Why can't the United States boost its productivity? US productivity is actually falling while Japan's rises spectacularly at 4 percent a year.
''If American standards of living are to resume their upward course, productivity growth must be restored,'' says economist Lester C. Thurow of the Massachusetts Institute of Technology.
''Unless we improve productivity, our leadership as a world economic power is threatened,'' declares Howard J. Samuels, head of an economic consulting agency in New York.
''Productivity growth, other things being equal, will determine whether workers are going to find themselves winning or losing in the real battle of inflation,'' adds Arnold Packer, consultant to Control Data Corporation and to the US government.
The views of these three economists are brought together by the prestigious Center for Democratic Policy, a public policy research organization headed by former North Carolina Gov. Terry Sanford.
Meanwhile, an anxious search for the answer continues elsewhere.
A US business delegation is going to Japan to explore labor-industry relationships. Another study, ''World Military and Social Expenditures,'' issued here by the research organization World Priorities, argues that US and Soviet civilian productivity is handicapped by heavy arms costs: In the US, military expenditures as a proportion of gross national product amount to 7 to 8 percent. They are even higher in the USSR, which is believed to have a poor productivity record. In contrast, military spending accounts for only about 1 percent of GNP in Japan.
Economists Thurow, Packer, and Samuels don't agree on what depresses American productivity at this juncture. But the three agree productivity is in a slump, and that there is probably no single remedy.
The Thurow study is typical in its reference to Japan. The Japanese, he says, operate through the Ministry of Trade and Industry and the Bank of Japan.
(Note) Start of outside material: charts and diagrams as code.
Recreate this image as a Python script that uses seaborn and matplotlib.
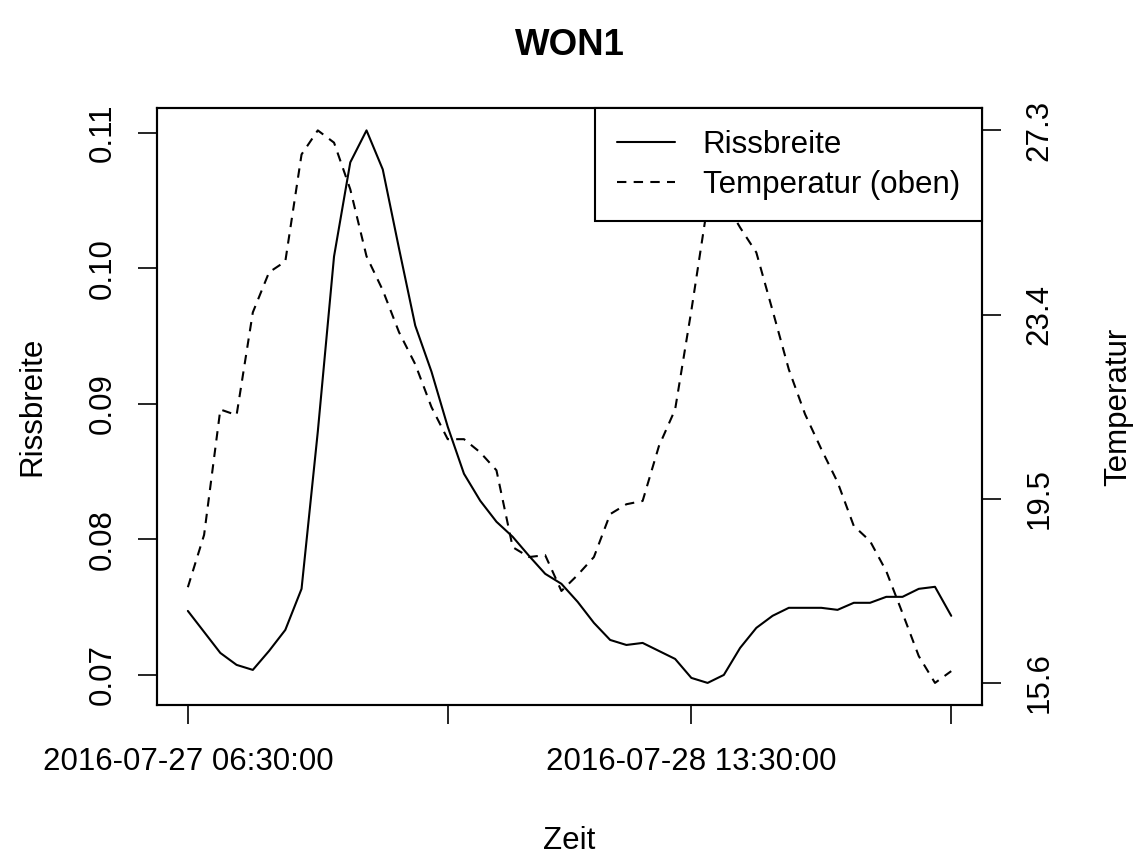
import pandas as pd
import numpy as np
import matplotlib.pyplot as plt
import matplotlib.dates as mdates
import seaborn as sns
from matplotlib.lines import Line2D

# Daten: stündliche Messwerte
zeit = pd.date_range('2016-07-27 06:30:00', periods=48, freq='h')

rissbreite = [0.07472, 0.07317, 0.07162, 0.07074, 0.07037, 0.07177, 0.07332, 0.07635,
              0.08794, 0.10087, 0.10781, 0.11017, 0.10729, 0.10146, 0.09577, 0.09237,
              0.08831, 0.08484, 0.08285, 0.08130, 0.08019, 0.07879, 0.07746, 0.07672,
              0.07539, 0.07384, 0.07258, 0.07221, 0.07236, 0.07177, 0.07118, 0.06978,
              0.06941, 0.07000, 0.07199, 0.07347, 0.07436, 0.07495, 0.07495, 0.07495,
              0.07480, 0.07532, 0.07532, 0.07576, 0.07576, 0.07635, 0.07650, 0.07436]

temperatur = [17.63, 18.74, 21.40, 21.28, 23.46, 24.31, 24.54, 26.81,
              27.32, 27.06, 26.07, 24.65, 23.93, 23.04, 22.36, 21.45,
              20.77, 20.77, 20.49, 20.11, 18.48, 18.27, 18.31, 17.55,
              17.89, 18.27, 19.18, 19.39, 19.46, 20.62, 21.40, 23.50,
              25.75, 25.85, 25.26, 24.73, 23.50, 22.25, 21.30, 20.56,
              19.86, 18.93, 18.61, 17.97, 17.08, 16.17, 15.60, 15.85]

tick_zeiten = pd.to_datetime(['2016-07-27 06:30:00', '2016-07-27 22:30:00',
                              '2016-07-28 13:30:00', '2016-07-29 05:30:00'])
tick_labels = ['2016-07-27 06:30:00', '', '2016-07-28 13:30:00', '']
riss_ticks = [0.07, 0.08, 0.09, 0.10, 0.11]

df = pd.DataFrame({'Zeit': zeit, 'Rissbreite': rissbreite, 'Temperatur': temperatur})

sns.set_style('ticks')
plt.rcParams['font.family'] = ['Liberation Sans', 'DejaVu Sans']
for k in ['text.color', 'axes.labelcolor', 'xtick.color', 'ytick.color', 'axes.edgecolor']:
    plt.rcParams[k] = 'black'


def r_lim(v):
    # wie R: Bereich um 4% erweitern
    lo, hi = min(v), max(v)
    d = 0.04 * (hi - lo)
    return lo - d, hi + d


fs = 22.5

fig = plt.figure(figsize=(11.4, 8.58), dpi=100)
ax = fig.add_axes([0.138, 0.1783, 0.7232, 0.6955])
ax2 = ax.twinx()

sns.lineplot(data=df, x='Zeit', y='Rissbreite', ax=ax, color='black', lw=1.5, legend=False)
sns.lineplot(data=df, x='Zeit', y='Temperatur', ax=ax2, color='black', lw=1.5,
             dashes=False, legend=False)
ax2.lines[0].set_dashes((4.5, 3.5))

xnum = mdates.date2num(zeit)
ax.set_xlim(r_lim(xnum))
ax.set_ylim(r_lim(rissbreite))
ax2.set_ylim(r_lim(temperatur))

ax.set_xticks(tick_zeiten)
ax.set_xticklabels(tick_labels)
ax.set_yticks(riss_ticks)
ax.set_yticklabels(['%.2f' % t for t in riss_ticks], rotation=90, va='center')
temp_ticks = np.linspace(min(temperatur), max(temperatur), 4)
ax2.set_yticks(temp_ticks)
ax2.set_yticklabels(['%.1f' % t for t in temp_ticks], rotation=90, va='center')

ax.tick_params(axis='x', length=13.5, width=1.2, labelsize=fs, pad=17)
ax.tick_params(axis='y', length=13.5, width=1.2, labelsize=fs, pad=15)
ax2.tick_params(axis='y', length=13.5, width=1.2, labelsize=fs, pad=17)

for a in (ax, ax2):
    for s in a.spines.values():
        s.set_visible(True)
        s.set_linewidth(1.5)

ax.set_xlabel('Zeit', fontsize=fs, va='center')
ax.xaxis.set_label_coords(0.5, -0.228)
ax.set_ylabel('Rissbreite', fontsize=fs, va='center')
ax.yaxis.set_label_coords(-0.152, 0.5)
ax2.set_ylabel('Temperatur', fontsize=fs, va='center')
ax2.yaxis.set_label_coords(1.1653, 0.5)
ax.set_title('WON1', fontsize=26.4, fontweight='bold', y=1.0906, va='center')

handles = [Line2D([], [], color='black', lw=1.5),
           Line2D([], [], color='black', lw=1.5, dashes=(4.5, 3.5))]
leg = ax2.legend(handles, ['Rissbreite', 'Temperatur (oben)'], loc='upper right',
                 bbox_to_anchor=(1, 1), borderaxespad=0, fancybox=False,
                 edgecolor='black', framealpha=1, fontsize=fs, handlelength=1.85,
                 handletextpad=0.9, borderpad=0.7, labelspacing=0.3)
leg.get_frame().set_linewidth(1.5)

plt.savefig('out.png', dpi=100)
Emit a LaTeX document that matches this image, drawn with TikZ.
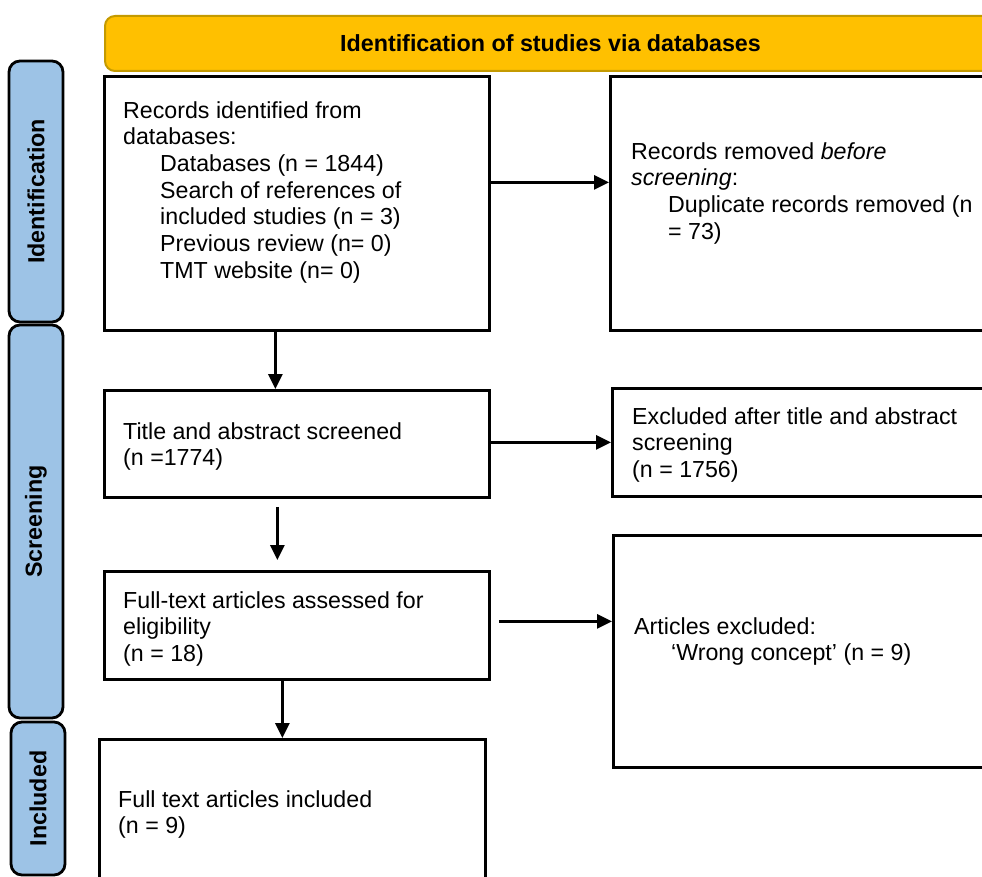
\documentclass[tikz,border=0pt]{standalone}
\usepackage{fontspec}
\setmainfont{Liberation Sans}
\usetikzlibrary{positioning,arrows.meta}
\definecolor{phaseblue}{HTML}{9DC3E6}
\definecolor{bannergold}{HTML}{FFC000}
\definecolor{bannerline}{HTML}{C49A00}
\newcommand{\ind}{\hspace*{37pt}}
\tikzset{
  box/.style={draw,line width=2.8pt,inner sep=0pt,anchor=north west},
  txt/.style={inner sep=0pt,align=left,anchor=north west},
  phase/.style={draw,line width=2.8pt,fill=phaseblue,rounded corners=11pt,rotate=90,
    minimum height=54pt,font=\fontsize{23.3}{26.7}\bfseries\selectfont},
  arr/.style={->,line width=2.8pt},
}

\begin{document}
\begin{tikzpicture}[x=1pt,y=-1pt,>={Triangle[length=15pt,width=14pt]},font=\fontsize{23.2}{26.7}\selectfont]
  \useasboundingbox (0,0) rectangle (982,877);
  \clip (0,0) rectangle (982,877);

  \node[draw=bannerline,line width=2pt,fill=bannergold,rounded corners=10pt,anchor=north west,
    minimum width=891pt,minimum height=55pt,font=\fontsize{23.3}{26.7}\bfseries\selectfont]
    (banner) at (104,15) {Identification of studies via databases};

  \node[phase,minimum width=261pt] (phIdent) at (36,191.5) {Identification};
  \node[phase,minimum width=393pt] (phScreen) at (36,521.5) {Screening};
  \node[phase,minimum width=153pt] (phIncl) at (38,798.5) {Included};

  \node[box,minimum width=385pt,minimum height=254pt] (ident) at (103,75) {};
  \node[box,minimum width=386pt,minimum height=254pt] (dup) at (609,75) {};
  \node[box,minimum width=385pt,minimum height=107pt] (tiab) at (103,389) {};
  \node[box,minimum width=384pt,minimum height=108pt] (tiabex) at (611,387) {};
  \node[box,minimum width=385pt,minimum height=108pt] (ft) at (103,570) {};
  \node[box,minimum width=383pt,minimum height=232pt] (ftex) at (612,534) {};
  \node[box,minimum width=386pt,minimum height=152pt] (incl) at (98,738) {};

  \node[txt,below right=26pt and 20pt of ident.north west] (identTxt)
    {Records identified from\\databases:\\
     \ind Databases (n = 1844)\\\ind Search of references of\\\ind included studies (n = 3)\\
     \ind Previous review (n= 0)\\\ind TMT website (n= 0)};
  \node[txt,below right=67pt and 22pt of dup.north west] (dupTxt)
    {Records removed \emph{before}\\\emph{screening}:\\
     \ind Duplicate records removed (n\\\ind = 73)};
  \node[txt,below right=33pt and 20pt of tiab.north west] (tiabTxt)
    {Title and abstract screened\\(n =1774)};
  \node[txt,below right=20pt and 21pt of tiabex.north west] (tiabexTxt)
    {Excluded after title and abstract\\screening\\(n = 1756)};
  \node[txt,below right=21pt and 20pt of ft.north west] (ftTxt)
    {Full-text articles assessed for\\eligibility\\(n = 18)};
  \node[txt,below right=83pt and 22pt of ftex.north west] (ftexTxt)
    {Articles excluded:\\\ind ‘Wrong concept’ (n = 9)};
  \node[txt,below right=52pt and 20pt of incl.north west] (inclTxt)
    {Full text articles included\\(n = 9)};

  \draw[arr] ([yshift=21pt]ident.east) -- ([yshift=21pt]ident.east -| dup.west);
  \draw[arr] ([xshift=-21.5pt]ident.south) -- ([xshift=-21.5pt]ident.south |- tiab.north);
  \draw[arr] ([yshift=1.5pt]tiab.east) -- ([yshift=1.5pt]tiab.east -| tiabex.west);
  \draw[arr,shorten <=8pt,shorten >=10pt] ([xshift=-19.5pt]tiab.south) -- ([xshift=-19.5pt]tiab.south |- ft.north);
  \draw[arr] ([xshift=8pt,yshift=4pt]ft.east) -- ([yshift=4pt]ft.east -| ftex.west);
  \draw[arr] ([xshift=-14.5pt]ft.south) -- ([xshift=-14.5pt]ft.south |- incl.north);
\end{tikzpicture}
\end{document}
There is more investment for plant and equipment; the government helps direct investment capital to new growth areas - ''sunrise'' industries.
''To compete in world markets the US is going to have to develop some equivalent institutions,'' he argues. ''The current Reagan strategy is tight monetary policies (through high interest rates) and easy fiscal policies (big deficits). Given the problems facing the US, the strategy could be exactly the reverse - low interest rates and large surpluses to raise national savings.''
To encourage less consumption and more investment Dr. Thurow advocates a ''progressive value-added tax,'' such as used in Europe. The effect of this tax, he says, is to promote savings and reduce consumption.
''If the productivity problem is left to actions in Washington, D.C., it will not be solved,'' declares Dr. Thurow gloomily. He argues that needed changes must come from private industry itself. Federal tax laws discourage productivity by directing investment to the wrong place. ''President Reagan's tax cuts are highly inefficient when it comes to stimulating saving,'' he asserts.